I started an oral chemotherapy and a subcutaneous targeted therapy, then prepared for the stem cell transplant. It took about six hours to harvest my stem cells and daily trips to the hospital for a week for injections to get my body ready.

Physically, I felt ready, but I didn’t expect to have much support. I’m the sole provider for my boys. My parents are in their upper 80s and live four hours away. We’d recently downsized and moved to a new neighborhood so we didn’t have close friends nearby. My faith is strong and I prayed, but because of COVID I attended church online.

Needing support and prayers, I shared my diagnosis on Facebook. The outpouring of love was one of the biggest blessings. Friends from all over reached out. I’ve renewed many friendships, some as far back as grade school. And, I’m on numerous prayer lists. It truly gave me the boost I needed.

With the support and help of my ex-wife, I checked in to the hospital for the heavy chemotherapy and transplant.

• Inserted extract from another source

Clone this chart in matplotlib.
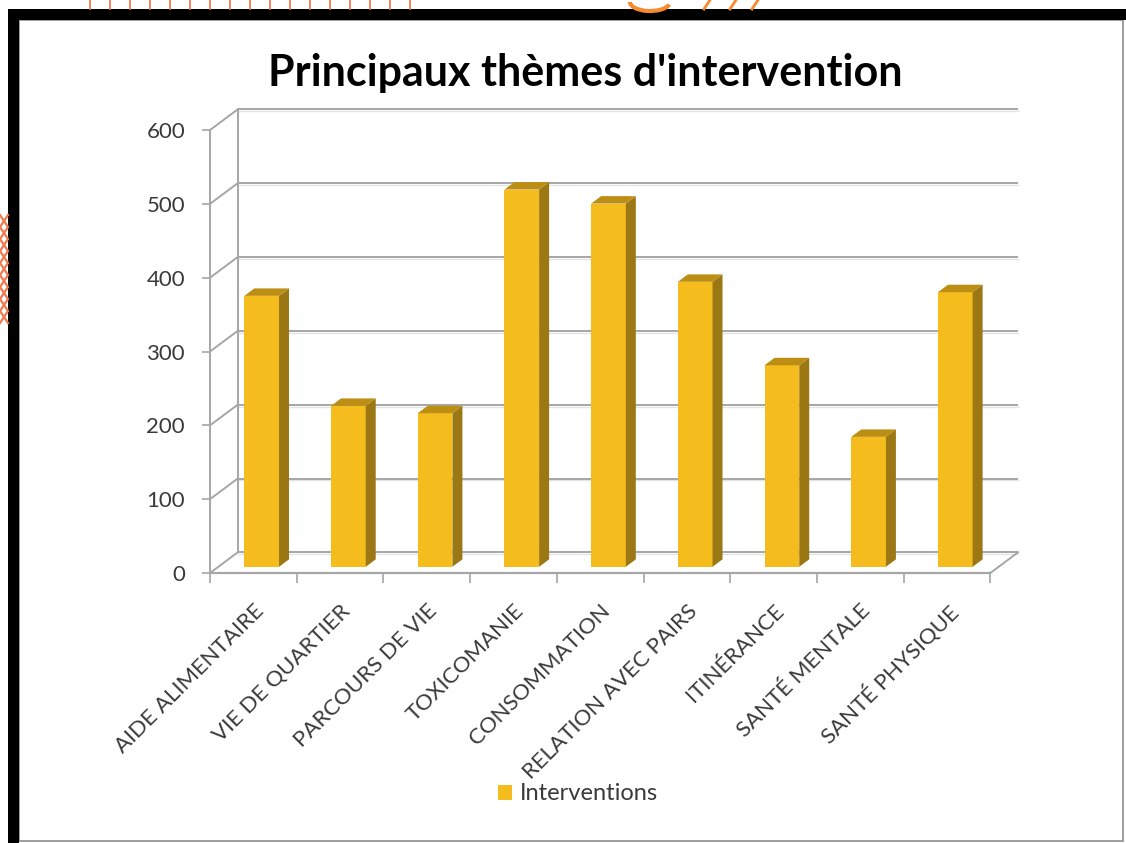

For the next couple of weeks, I did nothing but rest up in the hospital. When my levels were safe enough for me to go out into the world, I was allowed to ring the bell and go home.

Ringing the bell was emotional, as was coming home to the boys. Because of COVID, I had only seen them through FaceTime. My parents stayed with them while I was in the hospital and didn’t leave until I’d regained my strength.

For the next 100 days, I was completely off treatment. My job was to get much-needed rest because the transplant wiped me out.

Once again, I had unexpected support. Our former neighbors really stepped up by sending meals weekly to make sure the boys and I had food along with gift cards for the grocery store, Subway, etc. The boys could run out and grab food whenever they wanted it without relying on me.

I was able to work remotely most of the time, but when I had to take time off for the transplant, my boss and team members covered for me.

At 100 days, my post-transplant test results showed my M-spike was improved. It was a partial response but not what we hoped for. It was, however, moving in the right direction. My oncologist encouraged me not to be disappointed.

I started chemotherapy (this time with a port) and targeted therapy along with a bone-strengthening drug and had regularly scheduled follow-ups to check my M-spike level.

At my last checkup, my oncologist told me I am as close as I can get to full remission. I’m moving to a lower dose of a maintenance medication, and my follow-ups can be further apart.

I lucked out with my doctor and nurses. They are incredible and make a horrible situation bearable — even a little enjoyable.

Being in good shape at diagnosis helped me to recover physically, and that is incentive to treat my body well. During recovery, my muscles really atrophied. I’m slowly building back muscle — walking to the mailbox, then halfway down the street. I’m looking forward to being able to hike, kayak and play golf again.

I try to live one day at a time and not think about a recurrence. My doctor assures me things are really happening for multiple myeloma treatment. There’s even potential for a cure, so my plan is to continue to manage it the best we can.